So, you'll have to excuse the multitude of puns in today's title O:) Puns, you ask? What puns? Ahh. Bear with me but a moment, and I shall reveal all *looks wise and knowing*
Firstly, following: I'm sure a lot of you are aware, but blogger has developed this nifty little concept called 'following', whereby you can elect to follow a blog and thence have it appear on your blogger dashboard, conveniently letting you check all blogs you're following at once, and see at a glance who's updated and who hasn't. Consider this your official *poke* to FOLLOW MEEEEEEE! :) There's a handy link over there in the sidebar, right below Works In Progress, if you'd like to become a follower.
(As an aside, don't you just love how secret-cult-shall-rule-the-world that sounds? Hello, everyone, this is my blog, and these are my followers......)
Next, weather. This is completely unrelated to the blog, but it's just so jolly unfair I feel compelled to mention it. I live in Australia. AUS-TRA-LI-A. It is November. NO-VEM-BER. This, dear weather gods, means it's nearly Summer. This is NOT the appropriate time to start dumping the best snow of the year. \:|
Right. Which brings me to outlines, and the following of them :D As every tactician knows, no plan survives first contact with the enemy; and as every writer knows, no outline survives first contact with the story.
When I started writing The Project, I had a vague idea of where it was going, and that was all. It didn't matter too much: the entire object of writing it was an exercise in plot, in learning to race from one troublesome situation to whatever problem my muse came up with next. But there came a point when the time travel and multiple subplots got the better of me, and I outlined. Just one sentence per scene, in a pretty little table in a word document.
It was good enough to get me through to over halfway, but naturally, it couldn't remain intact. So, when I decided to start rewriting TP in order to get the characters right, since I knew the plot and twists etc, I broke out my outlining tools to give the book a bit more oomph, and to make sure I had everything covered. Hence, it's my weathered outline ;) It's weathered the storm of most of a first draft, and is still a bit rough (weathered, ha ha) around the edges! Gwa! *is proud of puns* O:)
This is the complete outline:
Yeah, I know, you can't see a thing. If you could, though, what you'd see would be something like this:
That's nice, you say, but what does it all mean? Well, each card has a sentence on it (roughly; work with me here ;)) that corresponds to a scene. The letter in the circle at the top right of each card is the POV; the green stripe or lack thereof at the top left indicates to me which timeline the card is in (past, present or future). The colours down the right hand side indicate which plot threads the scene relates to, selected from the following:
Don't know if you can read that or not, but it basically says pink is developing sympathy for the girl, blue is solving the mystery (the main thrust of the story), yellow is revealing past events, orange is a third party subplot, and purple is 'Angela', the second POV character.

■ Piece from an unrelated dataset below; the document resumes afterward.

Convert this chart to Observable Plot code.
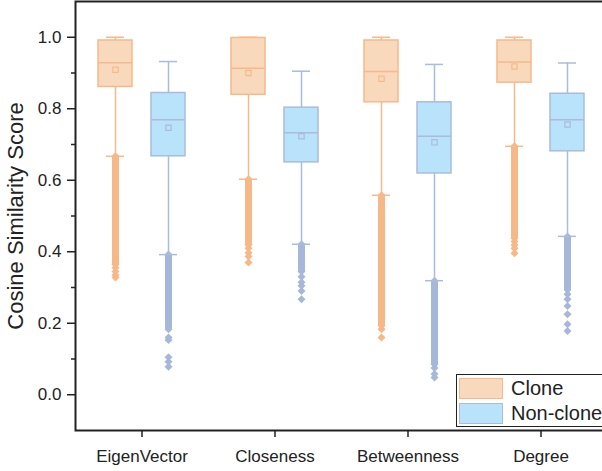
<!DOCTYPE html>
<html>
<head>
<meta charset="utf-8">
<script src="https://cdn.jsdelivr.net/npm/d3@7"></script>
<script src="https://cdn.jsdelivr.net/npm/@observablehq/plot@0.6"></script>
<style>
  body { margin: 0; background: #fff; overflow: hidden; }
  #wrap { position: relative; width: 602px; height: 471px; overflow: hidden; font-family: "Liberation Sans", Arial, sans-serif; }
  #wrap svg { display: block; max-width: none !important; width: 612px; height: 471px; }
  g[aria-label="y-axis label"] text { font-size: 22px; }
  #legend { position: absolute; left: 456px; top: 374px; width: 160px; height: 51px; border: 1.5px solid #222; background: #fff; box-sizing: content-box; }
  .lg-row { position: absolute; left: 2px; height: 22px; display: flex; align-items: center; }
  .lg-sw { width: 42px; height: 19px; border: 1.5px solid; margin-right: 8px; }
  .lg-tx { font-size: 20px; color: #222; }
</style>
</head>
<body>
<div id="wrap"></div>
<script>
const categories = ["EigenVector", "Closeness", "Betweenness", "Degree"];
const series = ["Clone", "Non-clone"];
const yTicks = [0, 0.2, 0.4, 0.6, 0.8, 1.0];
const yMinorTicks = [0.1, 0.3, 0.5, 0.7, 0.9];

// Clone statistics per category
const cloneMax      = [1.000, 1.000, 1.000, 1.000];
const cloneQ3       = [0.991, 0.998, 0.991, 0.991];
const cloneMedian   = [0.929, 0.913, 0.904, 0.931];
const cloneMean     = [0.909, 0.900, 0.884, 0.918];
const cloneQ1       = [0.861, 0.839, 0.818, 0.873];
const cloneMin      = [0.667, 0.603, 0.558, 0.695];
const cloneDenseEnd = [0.364, 0.419, 0.193, 0.438];
const cloneSparse   = [[0.370, 0.355, 0.345, 0.335, 0.328], [0.410, 0.397, 0.387, 0.370], [0.183, 0.160], [0.429, 0.419, 0.410, 0.396]];

// Non-clone statistics per category
const nonMax      = [0.932, 0.905, 0.924, 0.928];
const nonQ3       = [0.844, 0.803, 0.818, 0.842];
const nonMedian   = [0.769, 0.733, 0.723, 0.769];
const nonMean     = [0.747, 0.723, 0.706, 0.756];
const nonQ1       = [0.667, 0.650, 0.619, 0.681];
const nonMin      = [0.392, 0.421, 0.319, 0.443];
const nonDenseEnd = [0.183, 0.345, 0.085, 0.294];
const nonSparse   = [[0.160, 0.153, 0.105, 0.092, 0.078], [0.330, 0.315, 0.305, 0.290, 0.267], [0.075, 0.058, 0.048], [0.281, 0.267, 0.248, 0.225, 0.197, 0.178]];

const boxFill    = ["#f9d9bc", "#b9e2fb"];
const boxStroke  = ["#f6b98b", "#a9bcdc"];
const outlierCol = ["#f6b886", "#a6b7d9"];

const stats = [
  {max: cloneMax, q3: cloneQ3, med: cloneMedian, mean: cloneMean, q1: cloneQ1, min: cloneMin, dense: cloneDenseEnd, sparse: cloneSparse},
  {max: nonMax, q3: nonQ3, med: nonMedian, mean: nonMean, q1: nonQ1, min: nonMin, dense: nonDenseEnd, sparse: nonSparse}
];

const marks = [];
series.forEach((s, si) => {
  const st = stats[si];
  const rows = categories.map((c, i) => ({
    category: c, series: s,
    max: st.max[i], q3: st.q3[i], med: st.med[i], mean: st.mean[i],
    q1: st.q1[i], min: st.min[i], dense: st.dense[i]
  }));
  const pts = categories.flatMap((c, i) => st.sparse[i].map(v => ({category: c, series: s, value: v})));
  const col = boxStroke[si], oc = outlierCol[si];
  // dense outlier column
  marks.push(Plot.ruleX(rows, {fx: "category", x: "series", y1: "min", y2: "dense", stroke: oc, strokeWidth: 7}));
  marks.push(Plot.dot(rows, {fx: "category", x: "series", y: "min", symbol: "diamond2", r: 3.6, fill: oc}));
  marks.push(Plot.dot(rows, {fx: "category", x: "series", y: "dense", symbol: "diamond2", r: 3.6, fill: oc}));
  marks.push(Plot.dot(pts, {fx: "category", x: "series", y: "value", symbol: "diamond2", r: 3.6, fill: oc}));
  // whiskers
  marks.push(Plot.ruleX(rows, {fx: "category", x: "series", y1: "q3", y2: "max", stroke: col, strokeWidth: 1.5}));
  marks.push(Plot.ruleX(rows, {fx: "category", x: "series", y1: "min", y2: "q1", stroke: col, strokeWidth: 1.5}));
  marks.push(Plot.tickY(rows, {fx: "category", x: "series", y: "max", stroke: col, strokeWidth: 1.5, insetLeft: 8, insetRight: 8}));
  marks.push(Plot.tickY(rows, {fx: "category", x: "series", y: "min", stroke: col, strokeWidth: 1.5, insetLeft: 8, insetRight: 8}));
  // box
  marks.push(Plot.barY(rows, {fx: "category", x: "series", y1: "q1", y2: "q3", fill: boxFill[si], stroke: col, strokeWidth: 1.5}));
  marks.push(Plot.tickY(rows, {fx: "category", x: "series", y: "med", stroke: col, strokeWidth: 1.5}));
  marks.push(Plot.dot(rows, {fx: "category", x: "series", y: "mean", symbol: "square", r: 3, fill: "none", stroke: col, strokeWidth: 1.2}));
});

marks.push(Plot.frame({facet: "super", stroke: "#222", strokeWidth: 2}));
marks.push(Plot.axisY({ticks: yMinorTicks, tickSize: 4, tickFormat: () => "", label: null, stroke: "#222", strokeWidth: 1.5}));
marks.push(Plot.axisY({ticks: yTicks, tickSize: 8, tickPadding: 6, tickFormat: d3.format(".1f"), fontSize: 17, fill: "#222", stroke: "#222", strokeWidth: 1.5,
  label: "Cosine Similarity Score", labelArrow: "none", labelAnchor: "center", labelOffset: 68}));
marks.push(Plot.axisFx({anchor: "bottom", tickSize: 7, tickPadding: 12, fontSize: 17, fill: "#222", stroke: "#222", strokeWidth: 1.5, label: null}));

const chart = Plot.plot({
  width: 612,
  height: 471,
  marginTop: 1,
  marginBottom: 41,
  marginLeft: 74,
  marginRight: 4.5,
  style: {fontFamily: "'Liberation Sans', Arial, sans-serif", fontSize: "17px", color: "#222", background: "transparent"},
  fx: {domain: categories, padding: 0, label: null},
  x: {type: "band", domain: series, paddingInner: 0.361, paddingOuter: 0.4305, axis: null},
  y: {domain: [-0.1, 1.1], axis: null},
  marks
});

const wrap = document.getElementById("wrap");
wrap.appendChild(chart);

// Legend
const legend = document.createElement("div");
legend.id = "legend";
series.forEach((s, si) => {
  const row = document.createElement("div");
  row.className = "lg-row";
  row.style.top = (2 + si * 25) + "px";
  const sw = document.createElement("div");
  sw.className = "lg-sw";
  sw.style.background = boxFill[si];
  sw.style.borderColor = boxStroke[si];
  const tx = document.createElement("span");
  tx.className = "lg-tx";
  tx.textContent = s;
  row.appendChild(sw);
  row.appendChild(tx);
  legend.appendChild(row);
});
wrap.appendChild(legend);
</script>
</body>
</html>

So, why did I go to all the effort of writing this down on cards, and colour-coding, etc? Isn't that an awful lot of work for something that - again - may not survive first contact?
Well, yes... But no. Writing out the outline like this* has lots of advantages. Firstly, there's the visual aspect - you can see everything at once, all out in front of you, and it's dead easy to pick up the cards and shuffle them around and see what happens to your timeline - and your story. All sorts of connections can be formed that you'd never have found otherwise.

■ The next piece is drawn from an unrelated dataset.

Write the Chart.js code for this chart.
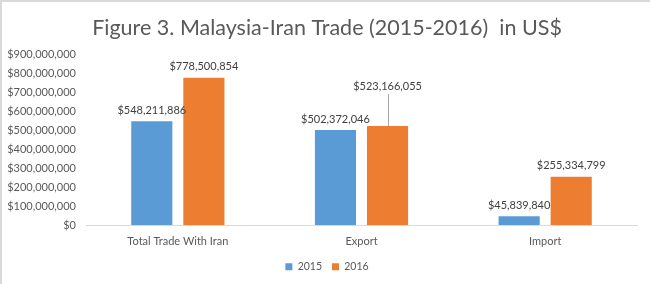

Secondly, you can immediately identify the weak spots in the plot: sentences that drag, that have no conflict, or that are just plain boring are usually indicative of scenes that do the same. Conflict is the meat of any writing, and this is a quick way to spot places you might be lacking.
Thirdly, the whole colour-coordination thing: subplots. Unless you're writing YA, MG, or really short books, you absolutely need subplots. My current wip, Jesscapades, has no less than 11 plot strands at present. And the easiest way I've found to keep track of them all is colour coding. Once again, it's a visual thing: you can see it all there in front of you, and you can tell at a glance how much of the book is devoted to which plot threads, places where perhaps you've ignored a thread for too long, and places where you might be able to introduce a new one - or even ways which you can combine threads if you have too many for the book you're writing. It's also a great way to make sure you've tied up all your threads. That's what the big black dot on card 35 above means: I've tied off plot threads pink and purple.
Not everyone likes outlining, and most outlines end up looking nothing like the finished book. But that doesn't mean there's no use for them, as I hope I've demonstrated. And not only can you use this to do a check of how you're going, getting the cards out and shuffling them around can be a great way to unstick yourself if the story feels like it's getting out of hand; a handful of white squares seems so much more manageable than nebulous story concepts colliding in your head.
So, do you outline? Why or why not? How far do you go? And would you ever consider this method?
* If you're a pantser, who absolutely cannot outline before writing, consider using this method for editing and revising instead. If you're an outliner, you can use this method then too.